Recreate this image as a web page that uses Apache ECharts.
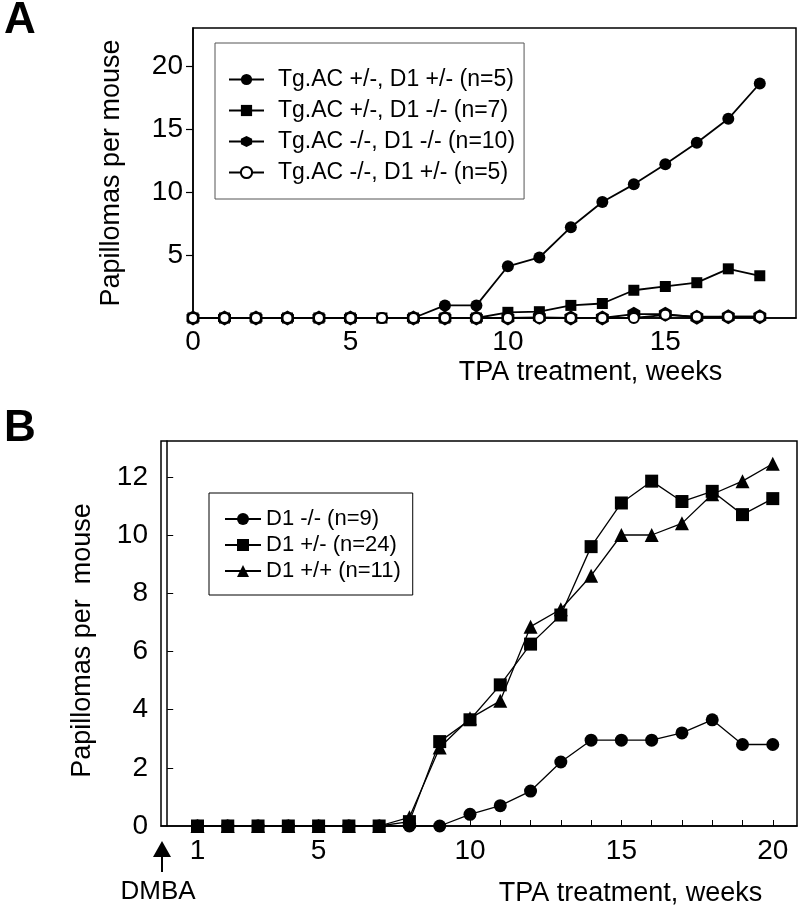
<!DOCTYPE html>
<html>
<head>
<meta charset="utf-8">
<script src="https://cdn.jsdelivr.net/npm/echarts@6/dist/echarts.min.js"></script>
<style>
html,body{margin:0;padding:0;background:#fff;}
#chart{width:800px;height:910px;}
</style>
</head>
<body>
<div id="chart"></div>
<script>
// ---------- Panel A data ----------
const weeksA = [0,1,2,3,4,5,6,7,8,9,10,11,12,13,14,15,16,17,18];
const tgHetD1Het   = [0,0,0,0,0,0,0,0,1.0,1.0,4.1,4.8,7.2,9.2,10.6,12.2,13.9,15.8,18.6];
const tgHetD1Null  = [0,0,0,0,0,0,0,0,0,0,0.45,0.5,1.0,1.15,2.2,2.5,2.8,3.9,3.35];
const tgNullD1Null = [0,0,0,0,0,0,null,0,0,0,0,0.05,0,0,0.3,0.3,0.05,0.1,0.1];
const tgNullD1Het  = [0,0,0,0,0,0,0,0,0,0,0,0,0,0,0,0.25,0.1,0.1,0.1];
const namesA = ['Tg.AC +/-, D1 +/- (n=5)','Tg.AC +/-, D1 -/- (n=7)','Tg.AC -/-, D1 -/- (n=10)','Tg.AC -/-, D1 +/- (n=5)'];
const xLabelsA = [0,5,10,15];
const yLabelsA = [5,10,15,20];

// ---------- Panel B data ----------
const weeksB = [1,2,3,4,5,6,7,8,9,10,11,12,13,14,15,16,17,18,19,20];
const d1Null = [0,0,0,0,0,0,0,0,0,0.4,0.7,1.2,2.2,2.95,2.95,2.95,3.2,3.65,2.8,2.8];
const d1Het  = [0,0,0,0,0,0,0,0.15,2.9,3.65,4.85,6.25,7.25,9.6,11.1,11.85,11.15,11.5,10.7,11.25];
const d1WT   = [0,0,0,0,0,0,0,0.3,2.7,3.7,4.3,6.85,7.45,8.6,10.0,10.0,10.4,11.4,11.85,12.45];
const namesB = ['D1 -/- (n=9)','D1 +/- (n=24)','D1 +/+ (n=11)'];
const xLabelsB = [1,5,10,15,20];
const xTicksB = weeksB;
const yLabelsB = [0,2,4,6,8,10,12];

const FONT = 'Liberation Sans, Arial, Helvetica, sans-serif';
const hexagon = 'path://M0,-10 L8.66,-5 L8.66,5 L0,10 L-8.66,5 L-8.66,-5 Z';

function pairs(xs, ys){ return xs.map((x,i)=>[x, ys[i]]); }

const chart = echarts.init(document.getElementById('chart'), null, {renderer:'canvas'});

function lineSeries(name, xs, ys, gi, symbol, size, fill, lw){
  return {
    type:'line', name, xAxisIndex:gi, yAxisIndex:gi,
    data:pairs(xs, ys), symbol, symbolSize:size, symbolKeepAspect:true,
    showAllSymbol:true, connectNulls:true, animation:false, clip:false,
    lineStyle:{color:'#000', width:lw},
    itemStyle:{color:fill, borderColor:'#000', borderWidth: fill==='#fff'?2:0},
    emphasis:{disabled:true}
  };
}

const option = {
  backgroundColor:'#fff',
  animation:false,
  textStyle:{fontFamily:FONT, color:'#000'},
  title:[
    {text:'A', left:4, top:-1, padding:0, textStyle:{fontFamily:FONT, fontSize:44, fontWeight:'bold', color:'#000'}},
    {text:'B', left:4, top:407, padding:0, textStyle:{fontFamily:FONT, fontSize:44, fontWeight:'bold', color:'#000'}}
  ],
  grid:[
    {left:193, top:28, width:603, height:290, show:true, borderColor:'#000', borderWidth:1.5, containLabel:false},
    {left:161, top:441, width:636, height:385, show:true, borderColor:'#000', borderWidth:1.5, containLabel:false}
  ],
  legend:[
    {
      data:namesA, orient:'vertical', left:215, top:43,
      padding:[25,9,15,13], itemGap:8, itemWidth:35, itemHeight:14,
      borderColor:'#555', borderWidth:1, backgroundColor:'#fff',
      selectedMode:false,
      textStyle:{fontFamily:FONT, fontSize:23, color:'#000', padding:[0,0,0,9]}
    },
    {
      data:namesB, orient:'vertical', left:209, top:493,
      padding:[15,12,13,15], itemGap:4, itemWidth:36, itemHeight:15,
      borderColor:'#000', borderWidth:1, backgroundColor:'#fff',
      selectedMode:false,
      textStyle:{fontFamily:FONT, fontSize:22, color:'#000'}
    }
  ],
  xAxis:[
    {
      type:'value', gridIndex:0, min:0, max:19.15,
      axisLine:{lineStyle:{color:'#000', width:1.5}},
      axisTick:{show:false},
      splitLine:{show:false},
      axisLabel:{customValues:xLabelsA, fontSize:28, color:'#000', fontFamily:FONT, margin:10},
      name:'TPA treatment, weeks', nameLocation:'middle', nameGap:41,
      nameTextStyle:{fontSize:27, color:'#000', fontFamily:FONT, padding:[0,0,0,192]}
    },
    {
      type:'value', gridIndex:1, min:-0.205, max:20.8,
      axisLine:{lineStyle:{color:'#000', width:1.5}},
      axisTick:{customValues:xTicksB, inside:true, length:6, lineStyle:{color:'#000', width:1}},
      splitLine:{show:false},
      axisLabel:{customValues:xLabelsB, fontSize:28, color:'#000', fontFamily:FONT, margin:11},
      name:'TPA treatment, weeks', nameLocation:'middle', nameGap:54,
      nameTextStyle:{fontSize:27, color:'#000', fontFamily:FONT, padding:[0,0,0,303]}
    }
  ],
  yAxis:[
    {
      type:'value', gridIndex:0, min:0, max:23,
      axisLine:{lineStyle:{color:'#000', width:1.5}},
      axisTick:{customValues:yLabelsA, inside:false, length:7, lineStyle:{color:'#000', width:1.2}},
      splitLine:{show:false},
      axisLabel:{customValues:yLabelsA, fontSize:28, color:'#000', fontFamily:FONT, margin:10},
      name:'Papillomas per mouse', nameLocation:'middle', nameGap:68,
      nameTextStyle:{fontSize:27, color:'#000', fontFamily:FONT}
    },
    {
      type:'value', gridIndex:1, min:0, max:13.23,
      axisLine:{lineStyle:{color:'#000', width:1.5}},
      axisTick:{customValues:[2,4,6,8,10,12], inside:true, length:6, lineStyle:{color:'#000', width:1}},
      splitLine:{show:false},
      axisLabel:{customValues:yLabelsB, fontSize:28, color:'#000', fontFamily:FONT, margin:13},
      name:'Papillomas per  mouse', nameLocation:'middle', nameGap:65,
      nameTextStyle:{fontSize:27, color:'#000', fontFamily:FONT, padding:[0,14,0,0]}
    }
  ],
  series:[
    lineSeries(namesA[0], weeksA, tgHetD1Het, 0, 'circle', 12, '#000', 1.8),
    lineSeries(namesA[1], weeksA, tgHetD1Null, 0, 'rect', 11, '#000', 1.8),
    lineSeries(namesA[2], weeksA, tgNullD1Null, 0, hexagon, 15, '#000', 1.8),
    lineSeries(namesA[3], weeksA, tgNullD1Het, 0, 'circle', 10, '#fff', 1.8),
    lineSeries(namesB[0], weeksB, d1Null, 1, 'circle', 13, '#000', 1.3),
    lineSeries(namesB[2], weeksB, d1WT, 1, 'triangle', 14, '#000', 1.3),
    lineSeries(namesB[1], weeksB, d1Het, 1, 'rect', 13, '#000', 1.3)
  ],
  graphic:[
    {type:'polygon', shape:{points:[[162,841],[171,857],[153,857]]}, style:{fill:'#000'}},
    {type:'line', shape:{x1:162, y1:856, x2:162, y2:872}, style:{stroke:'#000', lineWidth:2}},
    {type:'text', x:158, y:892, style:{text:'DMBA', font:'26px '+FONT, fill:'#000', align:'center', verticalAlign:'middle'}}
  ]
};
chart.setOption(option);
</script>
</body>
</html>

§ **Exercise**
Make an exact copy of the lines from the top of the material through the line with "return xs.map((x,i)=>[x, ys[i]]);", pictures excluded.

§ **Exercise answer**
Recreate this image as a web page that uses Apache ECharts.
<!DOCTYPE html>
<html>
<head>
<meta charset="utf-8">
<script src="https://cdn.jsdelivr.net/npm/echarts@6/dist/echarts.min.js"></script>
<style>
html,body{margin:0;padding:0;background:#fff;}
#chart{width:800px;height:910px;}
</style>
</head>
<body>
<div id="chart"></div>
<script>
// ---------- Panel A data ----------
const weeksA = [0,1,2,3,4,5,6,7,8,9,10,11,12,13,14,15,16,17,18];
const tgHetD1Het   = [0,0,0,0,0,0,0,0,1.0,1.0,4.1,4.8,7.2,9.2,10.6,12.2,13.9,15.8,18.6];
const tgHetD1Null  = [0,0,0,0,0,0,0,0,0,0,0.45,0.5,1.0,1.15,2.2,2.5,2.8,3.9,3.35];
const tgNullD1Null = [0,0,0,0,0,0,null,0,0,0,0,0.05,0,0,0.3,0.3,0.05,0.1,0.1];
const tgNullD1Het  = [0,0,0,0,0,0,0,0,0,0,0,0,0,0,0,0.25,0.1,0.1,0.1];
const namesA = ['Tg.AC +/-, D1 +/- (n=5)','Tg.AC +/-, D1 -/- (n=7)','Tg.AC -/-, D1 -/- (n=10)','Tg.AC -/-, D1 +/- (n=5)'];
const xLabelsA = [0,5,10,15];
const yLabelsA = [5,10,15,20];

// ---------- Panel B data ----------
const weeksB = [1,2,3,4,5,6,7,8,9,10,11,12,13,14,15,16,17,18,19,20];
const d1Null = [0,0,0,0,0,0,0,0,0,0.4,0.7,1.2,2.2,2.95,2.95,2.95,3.2,3.65,2.8,2.8];
const d1Het  = [0,0,0,0,0,0,0,0.15,2.9,3.65,4.85,6.25,7.25,9.6,11.1,11.85,11.15,11.5,10.7,11.25];
const d1WT   = [0,0,0,0,0,0,0,0.3,2.7,3.7,4.3,6.85,7.45,8.6,10.0,10.0,10.4,11.4,11.85,12.45];
const namesB = ['D1 -/- (n=9)','D1 +/- (n=24)','D1 +/+ (n=11)'];
const xLabelsB = [1,5,10,15,20];
const xTicksB = weeksB;
const yLabelsB = [0,2,4,6,8,10,12];

const FONT = 'Liberation Sans, Arial, Helvetica, sans-serif';
const hexagon = 'path://M0,-10 L8.66,-5 L8.66,5 L0,10 L-8.66,5 L-8.66,-5 Z';

function pairs(xs, ys){ return xs.map((x,i)=>[x, ys[i]]); }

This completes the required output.